BSD DevCenter
oreilly.comSafari Books Online.Conferences.

advertisement


HTTP Proxies
Pages: 1, 2

A Bit About HTTP

If you've never managed an HTTP server or HTTP proxy before, you may be amazed at the amount of interaction that occurs whenever a web browser connects to a web server. I mentioned in the last article that we would be referring to the HTTP RFC (2616). Let's do a very quick rundown on how the HTTP protocol works; I'll leave it to you to refer to the RFC to fill in the details that interest you.



Whenever you browse a web site, your browser must make a separate request for every item on that page. For example, if I type slashdot.org into my browser, I'll see the following entries in my mman cache:

  • http://images.slashdot.org:80/topics/topicgamesrts.gif
  • http://images.slashdot.org:80/topics/topicinternet.gif
  • http://images.slashdot.org:80/title.gif
  • http://slashdot.org:80/
  • http://images.slashdot.org:80/topics/topicaposx.gif
  • http://images.slashdot.org:80/topics/topicms.gif
  • http://images.slashdot.org:80/topics/topiccomdex.gif
  • http://images.slashdot.org:80/slc.gif
  • http://images.slashdot.org:80/pix.gif
  • http://images.slashdot.org:80/topics/topicscience.gif
  • http://images.slashdot.org:80/greendot.gif
  • http://slashdot.org:80/favicon.ico
  • http://images.slashdot.org:80/topics/topichardware.gif

Note that every GIF or image is a separate request, as each is stored as a separate file on the web server. In order for my web browser to display the main page of Slashdot's site, it had to individually request each of the 11 .gifs, the one .ico, and the HTML page that explained how to format everything together.

In HTTP, there are two types of packets: request packets and response packets. The request packet always comes from the web browser. This makes sense, as a web browser is a client and the job of a client is to make requests. Not surprisingly, the response packets always come from the web server.

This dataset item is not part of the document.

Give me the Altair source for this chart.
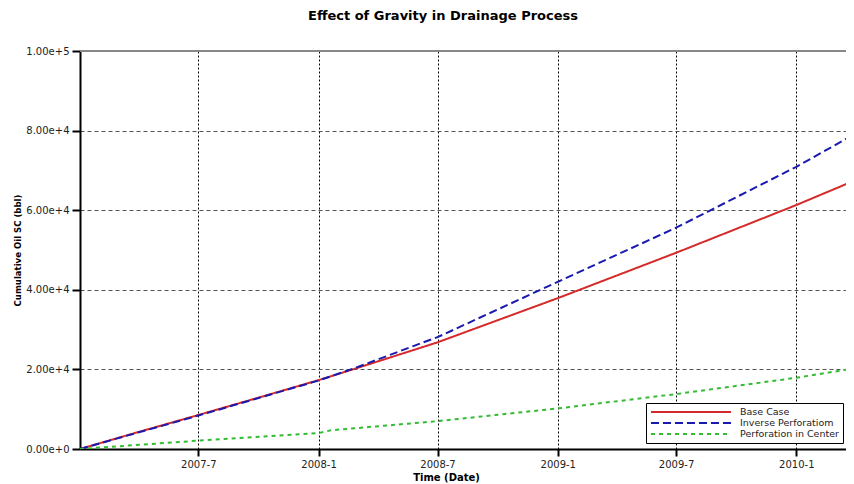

A web browser's request packet has three components:

  • Method
  • Header
  • Body

The method indicates what the client is requesting. The methods are all listed and explained in the RFC and typically are written in uppercase. The most common method is the GET method, as typically your web browser wants to "get" a particular page or image from the web browser. If you take a look at your mman log, or for that matter, the log from any HTTP proxy or HTTP server, you'll see GET requests:

Sat 21 16:04:43 [575] request: GET
http://images.slashdot.org:80/greendot.gif
Sat 21 16:04:43 [575] cache: create:
http://images.slashdot.org:80/greendot.gif
Sat 21 16:04:43 [575] request: GET http://images.slashdot.org:80/pix.gif
Sat 21 16:04:43 [575] cache: create: http://images.slashdot.org:80/pix.gif
Sat 21 16:04:43 [575] request: GET
http://images.slashdot.org:80/topics/topicgamesrts.gif
Sat 21 16:04:43 [575] cache: create:
http://images.slashdot.org:80/topics/topicgamesrts.gif
Sat 21 16:04:43 [575] request: GET
http://images.slashdot.org:80/topics/topiccomdex.gif
Sat 21 16:04:43 [575] cache: create:
http://images.slashdot.org:80/topics/topiccomdex.gif
<snip>

Here, mman issued the GET request on behalf of my browser, then placed a copy of the requested item into its cache.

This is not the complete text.